# meet Llama the puppy!



## fracturedcircle (May 31, 2010)

please greet the newest member of my family, Llama the toy poodle!










she arrived home just yesterday, so i've been feeling frenzied...


----------



## Hedgehog Grove (Jul 21, 2010)

She is just gorgeous  Love her color


----------



## MeAmandaTee (Aug 9, 2010)

awe what a cutie


----------



## Mary (Jul 9, 2010)

Your doggie is so cute? Is it a boy or girl? Where did you get Llama from?


----------



## Hedgieonboard (Nov 15, 2009)

She's beautiful, I love her color


----------



## fracturedcircle (May 31, 2010)

Mary said:


> Your doggie is so cute? Is it a boy or girl? Where did you get Llama from?
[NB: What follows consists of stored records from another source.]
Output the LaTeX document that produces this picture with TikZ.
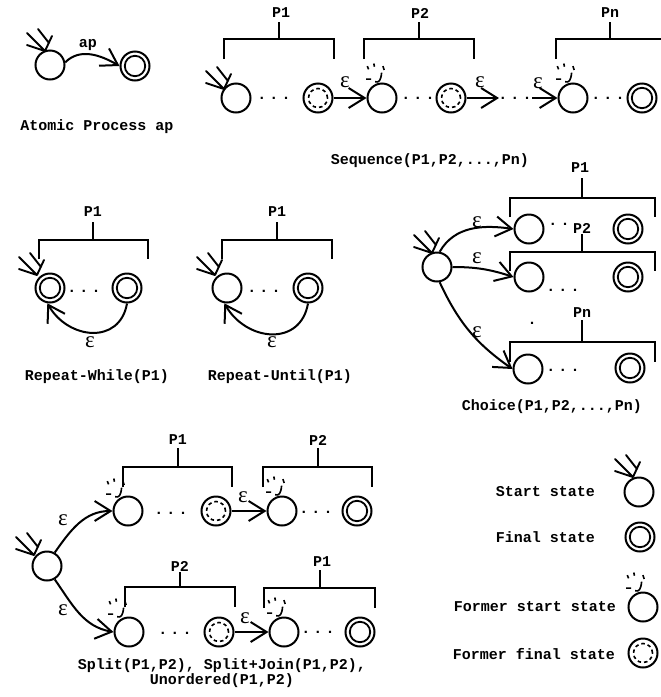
\documentclass[tikz,border=0pt]{standalone}
\usepackage{fontspec}
\newfontfamily\cour{Liberation Mono}
\newfontfamily\epsf{Liberation Serif}
\usetikzlibrary{arrows.meta}
\newcommand{\mybrk}[6]{\draw[lw] (#1,-#4)--(#1,-#3)--(#2,-#3)--(#2,-#4) (#5,-#3)--(#5,-#6);}
\begin{document}
\begin{tikzpicture}[x=1pt,y=1pt,
  lw/.style={line width=2pt},
  txt/.style={inner sep=0pt, font=\cour\bfseries\fontsize{15}{16}\selectfont},
  eps/.style={inner sep=0pt, font=\epsf\fontsize{23}{23}\selectfont},
  dots/.style={inner sep=0pt, font=\cour\bfseries\fontsize{15}{16}\selectfont},
  st/.style={circle, draw, line width=2pt, minimum size=29pt, inner sep=0pt},
  fst/.style={st, path picture={\draw[line width=1.8pt] (path picture bounding box.center) circle[radius=10.2pt];}},
  ffst/.style={st, path picture={\draw[line width=1.6pt, dash pattern=on 3.5pt off 3pt] (path picture bounding box.center) circle[radius=9.5pt];}},
  conn/.style={-{Straight Barb[length=16pt,width=20pt]}, line width=2pt},
  startmark/.pic={\draw[line width=1.9pt, line cap=round] (0,0)--(-18,6) (0,0)--(7,15) (0,0)--(-18,18) (-7,22)--(4,8);},
  fstartmark/.pic={\begin{scope}[scale=1.3]\draw[line width=1.6pt] (-9,13)--(-8,10.5) (-4,15)--(-3.5,12.5) (3,13)--(4,10) (-10,3)--(-6,3) (2,8) .. controls (1.5,2) and (0,0) .. (-3,1);\end{scope}}
]
\useasboundingbox (0,0) rectangle (661,-697);
\fill[white] (0,0) rectangle (661,-697);

% ---------- Atomic process
\node[st] (s0) at (50,-65) {};
\node[fst] (f0) at (135,-66) {};
\draw[conn] (s0.10) to[out=45,in=150] (f0.west);
\node[txt] (lap) at (88,-45) {ap};
\pic at (45,-51) {startmark};
\node[txt] (tatomic) at (97,-127) {Atomic Process ap};

% ---------- Sequence
\mybrk{224}{334}{39}{59}{279}{22}
\node[txt] (sp1) at (281,-13) {P1};
\mybrk{364}{474}{39}{59}{419}{22}
\node[txt] (sp2) at (420,-13) {P2};
\mybrk{556}{720}{39}{59}{610}{22}
\node[txt] (spn) at (610,-13) {Pn};
\node[st] (c1) at (236,-98) {};
\node[ffst] (c2) at (318,-98) {};
\node[st] (c3) at (382,-98) {};
\node[ffst] (c4) at (451,-98) {};
\node[st] (c5) at (573,-98) {};
\node[fst] (c6) at (642,-98) {};
\node[dots] (d1) at (274,-98) {.\hspace{3.2pt}.\hspace{3.2pt}.};
\node[dots] (d2) at (418,-98) {.\hspace{3.2pt}.\hspace{3.2pt}.};
\node[dots] (d3) at (515,-98) {.\hspace{3.2pt}.\hspace{3.2pt}.};
\node[dots] (d4) at (608,-98) {.\hspace{3.2pt}.\hspace{3.2pt}.};
\coordinate (q1) at (499,-98);
\coordinate (q2) at (532,-98);
\draw[conn] (c2.east) -- (c3.west);
\draw[conn] (c4.east) -- (q1);
\draw[conn] (q2) -- (c5.west);
\node[eps] (e1) at (345,-82) {ε};
\node[eps] (e2) at (480,-82) {ε};
\node[eps] (e3) at (538,-83) {ε};
\pic at (224,-89) {startmark};
\pic at (379,-83) {fstartmark};
\pic at (569,-83) {fstartmark};
\node[txt] (tseq) at (430,-161) {Sequence(P1,P2,...,Pn)};

% ---------- Repeat-While
\mybrk{39}{148}{240}{259}{93}{222}
\node[txt] (rwp) at (93,-212) {P1};
\node[fst] (r1) at (50,-288) {};
\node[fst] (r2) at (127,-288) {};
\node[dots] (rd) at (84,-291) {.\hspace{3.2pt}.\hspace{3.2pt}.};
\draw[conn] (r2.south) to[out=-100,in=-60,looseness=1.35] (r1.-100);
\node[eps] (re) at (90,-342) {ε};
\pic at (37,-275) {startmark};
\node[txt] (trw) at (97,-377) {Repeat-While(P1)};

% ---------- Repeat-Until
\mybrk{222}{332}{240}{259}{277}{222}
\node[txt] (rup) at (277,-212) {P1};
\node[st] (u1) at (227,-288) {};
\node[fst] (u2) at (308,-288) {};
\node[dots] (ud) at (264,-291) {.\hspace{3.2pt}.\hspace{3.2pt}.};
\draw[conn] (u2.south) to[out=-100,in=-60,looseness=1.35] (u1.-100);
\node[eps] (ue) at (272,-342) {ε};
\pic at (215,-275) {startmark};
\node[txt] (tru) at (280,-377) {Repeat-Until(P1)};

% ---------- Choice
\node[st] (ch0) at (437,-267) {};
\pic at (432,-253) {startmark};
\node[st] (ch1) at (529,-229) {};
\node[fst] (ch1f) at (628,-229) {};
\node[st] (ch2) at (529,-277) {};
\node[fst] (ch2f) at (628,-277) {};
\node[st] (chn) at (528,-369) {};
\node[fst] (chnf) at (630,-368) {};
\mybrk{510}{655}{198}{217}{582}{178}
\node[txt] (cp1) at (580,-168) {P1};
\node[dots] (cd1) at (559,-224) {.\hspace{3.2pt}.};
\mybrk{510}{655}{252}{271}{582}{234}
\node[txt] (cp2) at (582,-228) {P2};
\mybrk{510}{655}{342}{362}{582}{320}
\node[txt] (cpn) at (582,-313) {Pn};
\node[dots] (cd2) at (563,-290) {.\hspace{3.2pt}.\hspace{3.2pt}.};
\node[dots] (cdn) at (563,-370) {.\hspace{3.2pt}.\hspace{3.2pt}.};
\node[dots] (cdv) at (532,-323) {.};
\draw[conn] (ch0.80) to[out=60,in=172] (ch1.west);
\draw[conn] (ch0.east) to[out=0,in=162] (ch2.west);
\draw[conn] (ch0.-80) to[out=-65,in=145] (chn.west);
\node[eps] (ce1) at (477,-222) {ε};
\node[eps] (ce2) at (477,-258) {ε};
\node[eps] (ce3) at (477,-332) {ε};
\node[txt] (tch) at (552,-407) {Choice(P1,P2,...,Pn)};

% ---------- Split
\node[st] (sp0) at (47,-566) {};
\pic at (34,-555) {startmark};
\node[st] (a1) at (128,-511) {};
\node[ffst] (a2) at (216,-511) {};
\node[st] (a3) at (282,-511) {};
\node[fst] (a4) at (357,-511) {};
\node[st] (b1) at (129,-632) {};
\node[ffst] (b2) at (219,-632) {};
\node[st] (b3) at (284,-632) {};
\node[fst] (b4) at (360,-632) {};
\mybrk{123}{232}{467}{487}{178}{448}
\node[txt] (sa1) at (178,-440) {P1};
\mybrk{263}{372}{467}{487}{318}{448}
\node[txt] (sa2) at (318,-440) {P2};
\mybrk{125}{235}{587}{607}{180}{572}
\node[txt] (sb1) at (180,-566) {P2};
\mybrk{264}{375}{588}{608}{320}{570}
\node[txt] (sb2) at (322,-562) {P1};
\node[dots] (sda1) at (171,-513) {.\hspace{3.2pt}.\hspace{3.2pt}.};
\node[dots] (sda2) at (316,-512) {.\hspace{3.2pt}.\hspace{3.2pt}.};
\node[dots] (sdb1) at (175,-633) {.\hspace{3.2pt}.\hspace{3.2pt}.};
\node[dots] (sdb2) at (318,-632) {.\hspace{3.2pt}.\hspace{3.2pt}.};
\draw[conn] (sp0.60) to[out=55,in=180] (a1.west);
\draw[conn] (sp0.-60) to[out=-55,in=170] (b1.west);
\draw[conn] (a2.east) -- (a3.west);
\draw[conn] (b2.east) -- (b3.west);
\node[eps] (se1) at (63,-520) {ε};
\node[eps] (se2) at (63,-610) {ε};
\node[eps] (se3) at (243,-497) {ε};
\node[eps] (se4) at (245,-618) {ε};
\pic at (119,-498) {fstartmark};
\pic at (279,-496) {fstartmark};
\pic at (121,-618) {fstartmark};
\pic at (280,-617) {fstartmark};
\node[txt, align=center] (tsplit) at (222,-673) {Split(P1,P2), Split+Join(P1,P2),\\[-1pt]Unordered(P1,P2)};

% ---------- Legend
\node[txt, anchor=east] (l1) at (595,-492) {Start state};
\node[st] (lg1) at (639,-492) {};
\pic at (633,-477) {startmark};
\node[txt, anchor=east] (l2) at (595,-537) {Final state};
\node[fst] (lg2) at (640,-537) {};
\node[txt, anchor=east] (l3) at (616,-607) {Former start state};
\node[st] (lg3) at (643,-607) {};
\pic at (639,-592) {fstartmark};
\node[txt, anchor=east] (l4) at (615,-654) {Former final state};
\node[ffst] (lg4) at (643,-653) {};
\end{tikzpicture}
\end{document}
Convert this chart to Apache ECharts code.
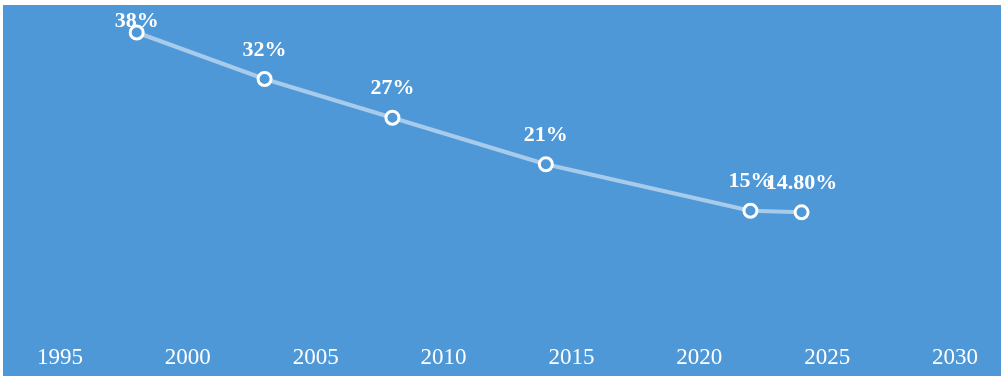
<!DOCTYPE html>
<html>
<head>
<meta charset="utf-8">
<script src="https://cdn.jsdelivr.net/npm/echarts@6/dist/echarts.min.js"></script>
<style>
body { margin: 0; background: #fff; }
#main { position: absolute; left: 3px; top: 5px; width: 998px; height: 371px; background: #4f98d7; }
</style>
</head>
<body>
<div id="main"></div>
<script>
// 年份与比例
var years = [1998, 2003, 2008, 2014, 2022, 2024];
var values = [38, 32, 27, 21, 15, 14.8];
var labels = ["38%", "32%", "27%", "21%", "15%", "14.80%"];

var echart = echarts.init(document.getElementById('main'));

// 第一个点的标签贴着画布顶端，压在点上
var points = years.map(function(y, i){
	var item = { value : [y, values[i]] };
	if(i == 0){
		item.label = { distance : -8 };
	}
	return item;
});

var option = {
	backgroundColor : "#4f98d7",
	grid : {
		left : 57,
		right : 46,
		top : 12,
		bottom : 49
	},
	xAxis : {
		type : "value",
		min : 1995,
		max : 2030,
		interval : 5,
		axisLine : { show : false },
		axisTick : { show : false },
		splitLine : { show : false },
		axisLabel : {
			color : "#fff",
			fontFamily : "Liberation Serif",
			fontSize : 23,
			margin : 19,
			formatter : function(v){
				return String(v);
			}
		}
	},
	yAxis : {
		type : "value",
		min : 0,
		max : 40,
		show : false
	},
	series : [
		{
			type : "line",
			data : points,
			symbol : "circle",
			symbolSize : 13,
			lineStyle : {
				color : "rgba(255,255,255,0.5)",
				width : 4
			},
			itemStyle : {
				color : "#4f98d7",
				borderColor : "#fff",
				borderWidth : 3
			},
			label : {
				show : true,
				position : "top",
				distance : 10,
				color : "#fff",
				fontFamily : "Liberation Serif",
				fontWeight : "bold",
				fontSize : 22,
				formatter : function(p){
					return labels[p.dataIndex];
				}
			},
			z : 3
		}
	]
};
echart.setOption(option);
</script>
</body>
</html>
she is a she.  i got her from a breeder.


----------



## PJM (May 7, 2010)

She is adorable!!!!


----------



## shaelikestaquitos (Feb 2, 2010)

Awe, she is adorable!
She looks like this puppy that I fell in love with when I was a child. It was at a pet store though, and my mom didn't let me get him, but that was when she promised me she'd get me a puppy once we moved to a house ^-^


----------



## EryBee (May 23, 2010)

What a gorgeous puppy. I like her name too- Llama.


----------



## pammie (Aug 31, 2008)

she is gorgeous!


----------



## jinglesharks (Jun 15, 2010)

She is so precious, I keep coming back to look at her. What a lovely colour! Hands down, the prettiest poodle I have ever seen.


----------



## Sela (Apr 10, 2010)

I may have to steal your puppy, Kristina. She's waaaaay too cute. Love that caramel colour.


----------